August 18th, 2014: Document to Structure 14.8.18

Bug fixes

  • Processing an HTML file with CLiDE enabled failed when an image contained no structure.

...

  • Added the osrResolution=N option to specify the resolution in DPI of images processed by OSRA. This is only needed for single image files, not for images inside PDF, Office or HTML documents.

Bug fixes

  • The character encoding of HTML5 documents was not detected automatically.

...

  • Chinese and Japanese name are better detected in documents.
  • Optical Structure Recognition is now performed on images referenced in HTML documents. This is supported when the image is accessible as a file (relatively to the HTML document file), and when the image is represented by a data URI.
  • The BMP image format is now supported for calling Optical Structure Recognition tools using the document to structure API.
  • The ending position of the names in text documents (HTML, XML, TXT) is now also included in the properties of returned structures.

Bug fixes

  • Some embedded structures in Powerpoint documents were not extracted.

...

  • OSRA 2.0 is supported.
  • A format option has been introduced allowing the user to select an optical structure recognition tool: CLiDE, OSRA or Imago when more than one is installed on the computer.

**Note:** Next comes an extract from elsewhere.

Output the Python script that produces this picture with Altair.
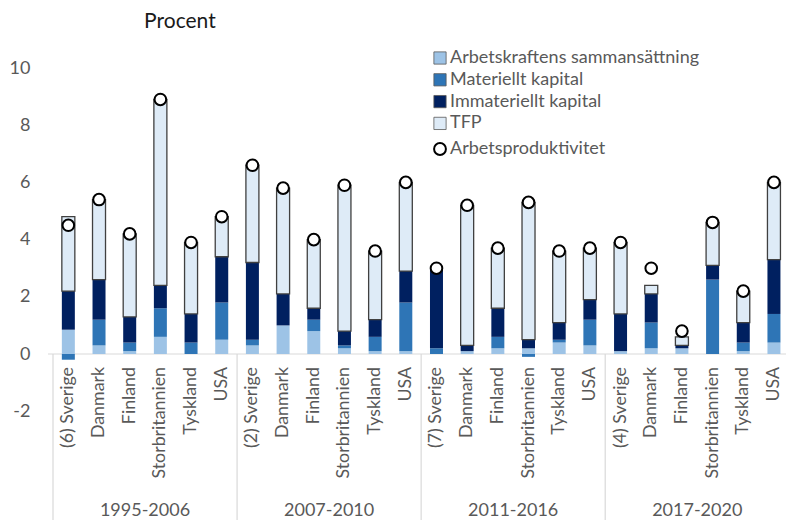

For instance, d2s:osra will request OSRA to be used.

Bug fixes

  • The encoding of HTML files was not always detected from the META tag.
  • When the extraction of OLE embedded structures from Office documents was disabled using the d2s:-ole format option, the optical structure recognition of images was disabled as well.
  • The character position field of structures was sometimes higher by a few characters when extracted from HTML documents with CRLF (\r\n) line endings.
  • The CLiDE optical structure recognition tool was not automatically detected on 64 bit versions of Windows.
  • When using OSRA, some structures with implicit hydrogens were wrongly filtered out.
  • After processing only a part of an HTML document, the processing of the next HTML document could give some incorrect results.